▸ Problem to solve: Faithfully return all lines, omitting every embedded picture.

============

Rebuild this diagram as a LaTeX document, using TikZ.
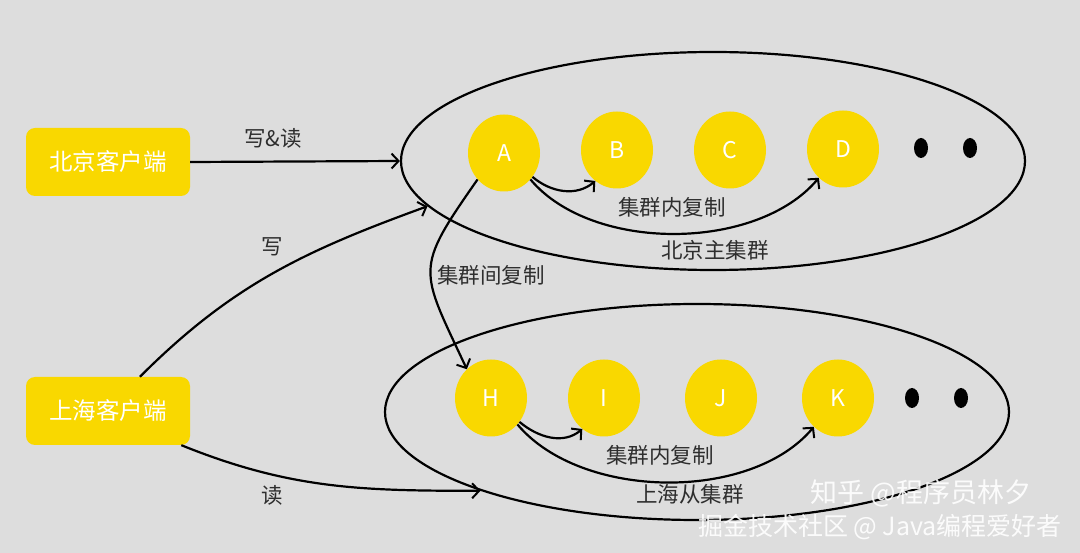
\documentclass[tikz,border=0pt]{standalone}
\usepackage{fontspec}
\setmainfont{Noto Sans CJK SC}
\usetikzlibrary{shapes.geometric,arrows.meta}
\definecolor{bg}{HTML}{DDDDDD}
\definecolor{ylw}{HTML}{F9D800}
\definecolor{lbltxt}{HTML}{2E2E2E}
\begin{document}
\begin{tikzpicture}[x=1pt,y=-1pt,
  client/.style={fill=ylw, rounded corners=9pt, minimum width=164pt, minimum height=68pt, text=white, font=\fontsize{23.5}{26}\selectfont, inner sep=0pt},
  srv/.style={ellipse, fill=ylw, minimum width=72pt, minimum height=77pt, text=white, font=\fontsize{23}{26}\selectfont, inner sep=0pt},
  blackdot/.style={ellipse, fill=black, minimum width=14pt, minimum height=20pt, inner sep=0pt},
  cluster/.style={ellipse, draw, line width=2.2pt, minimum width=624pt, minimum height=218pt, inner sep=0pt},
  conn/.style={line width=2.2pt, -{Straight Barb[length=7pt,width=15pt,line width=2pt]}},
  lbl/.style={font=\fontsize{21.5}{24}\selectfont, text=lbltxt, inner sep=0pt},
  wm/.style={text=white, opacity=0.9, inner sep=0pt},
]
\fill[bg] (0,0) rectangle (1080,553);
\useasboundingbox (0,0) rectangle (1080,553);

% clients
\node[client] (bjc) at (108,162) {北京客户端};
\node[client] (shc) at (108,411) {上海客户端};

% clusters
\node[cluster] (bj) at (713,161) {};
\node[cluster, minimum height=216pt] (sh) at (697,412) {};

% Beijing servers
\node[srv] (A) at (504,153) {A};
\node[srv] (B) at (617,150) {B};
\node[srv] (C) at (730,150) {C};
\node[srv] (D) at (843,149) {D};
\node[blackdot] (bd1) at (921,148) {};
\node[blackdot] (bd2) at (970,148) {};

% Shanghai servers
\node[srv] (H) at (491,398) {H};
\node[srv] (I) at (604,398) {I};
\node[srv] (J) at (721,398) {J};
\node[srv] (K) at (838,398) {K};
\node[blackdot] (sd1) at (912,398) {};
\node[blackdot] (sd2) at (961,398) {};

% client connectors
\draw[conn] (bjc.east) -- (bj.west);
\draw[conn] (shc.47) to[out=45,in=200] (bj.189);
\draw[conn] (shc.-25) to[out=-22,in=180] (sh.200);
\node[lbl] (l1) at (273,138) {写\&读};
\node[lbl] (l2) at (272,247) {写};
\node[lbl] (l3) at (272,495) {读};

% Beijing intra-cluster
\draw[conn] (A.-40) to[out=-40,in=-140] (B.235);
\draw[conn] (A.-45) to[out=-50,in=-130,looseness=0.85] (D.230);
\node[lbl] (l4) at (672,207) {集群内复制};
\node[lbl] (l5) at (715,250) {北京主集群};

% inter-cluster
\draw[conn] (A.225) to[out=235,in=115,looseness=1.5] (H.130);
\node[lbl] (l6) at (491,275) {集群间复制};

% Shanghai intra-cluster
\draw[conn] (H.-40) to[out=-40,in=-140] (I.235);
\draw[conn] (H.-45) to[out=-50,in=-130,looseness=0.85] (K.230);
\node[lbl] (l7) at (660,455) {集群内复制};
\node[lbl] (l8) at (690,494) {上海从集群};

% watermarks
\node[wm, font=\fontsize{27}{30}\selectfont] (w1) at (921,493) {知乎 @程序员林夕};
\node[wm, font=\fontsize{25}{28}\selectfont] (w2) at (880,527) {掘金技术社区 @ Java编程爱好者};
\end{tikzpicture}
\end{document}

============

▸ Result of this task:
Rebuild this diagram as a LaTeX document, using TikZ.
\documentclass[tikz,border=0pt]{standalone}
\usepackage{fontspec}
\setmainfont{Noto Sans CJK SC}
\usetikzlibrary{shapes.geometric,arrows.meta}
\definecolor{bg}{HTML}{DDDDDD}
\definecolor{ylw}{HTML}{F9D800}
\definecolor{lbltxt}{HTML}{2E2E2E}
\begin{document}
\begin{tikzpicture}[x=1pt,y=-1pt,
  client/.style={fill=ylw, rounded corners=9pt, minimum width=164pt, minimum height=68pt, text=white, font=\fontsize{23.5}{26}\selectfont, inner sep=0pt},
  srv/.style={ellipse, fill=ylw, minimum width=72pt, minimum height=77pt, text=white, font=\fontsize{23}{26}\selectfont, inner sep=0pt},
  blackdot/.style={ellipse, fill=black, minimum width=14pt, minimum height=20pt, inner sep=0pt},
  cluster/.style={ellipse, draw, line width=2.2pt, minimum width=624pt, minimum height=218pt, inner sep=0pt},
  conn/.style={line width=2.2pt, -{Straight Barb[length=7pt,width=15pt,line width=2pt]}},
  lbl/.style={font=\fontsize{21.5}{24}\selectfont, text=lbltxt, inner sep=0pt},
  wm/.style={text=white, opacity=0.9, inner sep=0pt},
]
\fill[bg] (0,0) rectangle (1080,553);
\useasboundingbox (0,0) rectangle (1080,553);

% clients
\node[client] (bjc) at (108,162) {北京客户端};
\node[client] (shc) at (108,411) {上海客户端};

% clusters
\node[cluster] (bj) at (713,161) {};
\node[cluster, minimum height=216pt] (sh) at (697,412) {};

% Beijing servers
\node[srv] (A) at (504,153) {A};
\node[srv] (B) at (617,150) {B};
\node[srv] (C) at (730,150) {C};
\node[srv] (D) at (843,149) {D};
\node[blackdot] (bd1) at (921,148) {};
\node[blackdot] (bd2) at (970,148) {};

% Shanghai servers
\node[srv] (H) at (491,398) {H};
\node[srv] (I) at (604,398) {I};
\node[srv] (J) at (721,398) {J};
\node[srv] (K) at (838,398) {K};
\node[blackdot] (sd1) at (912,398) {};
\node[blackdot] (sd2) at (961,398) {};

% client connectors
\draw[conn] (bjc.east) -- (bj.west);
\draw[conn] (shc.47) to[out=45,in=200] (bj.189);
\draw[conn] (shc.-25) to[out=-22,in=180] (sh.200);
\node[lbl] (l1) at (273,138) {写\&读};
\node[lbl] (l2) at (272,247) {写};
\node[lbl] (l3) at (272,495) {读};

% Beijing intra-cluster
\draw[conn] (A.-40) to[out=-40,in=-140] (B.235);
\draw[conn] (A.-45) to[out=-50,in=-130,looseness=0.85] (D.230);
\node[lbl] (l4) at (672,207) {集群内复制};
\node[lbl] (l5) at (715,250) {北京主集群};

% inter-cluster
\draw[conn] (A.225) to[out=235,in=115,looseness=1.5] (H.130);
\node[lbl] (l6) at (491,275) {集群间复制};

% Shanghai intra-cluster
\draw[conn] (H.-40) to[out=-40,in=-140] (I.235);
\draw[conn] (H.-45) to[out=-50,in=-130,looseness=0.85] (K.230);
\node[lbl] (l7) at (660,455) {集群内复制};
\node[lbl] (l8) at (690,494) {上海从集群};

% watermarks
\node[wm, font=\fontsize{27}{30}\selectfont] (w1) at (921,493) {知乎 @程序员林夕};
\node[wm, font=\fontsize{25}{28}\selectfont] (w2) at (880,527) {掘金技术社区 @ Java编程爱好者};
\end{tikzpicture}
\end{document}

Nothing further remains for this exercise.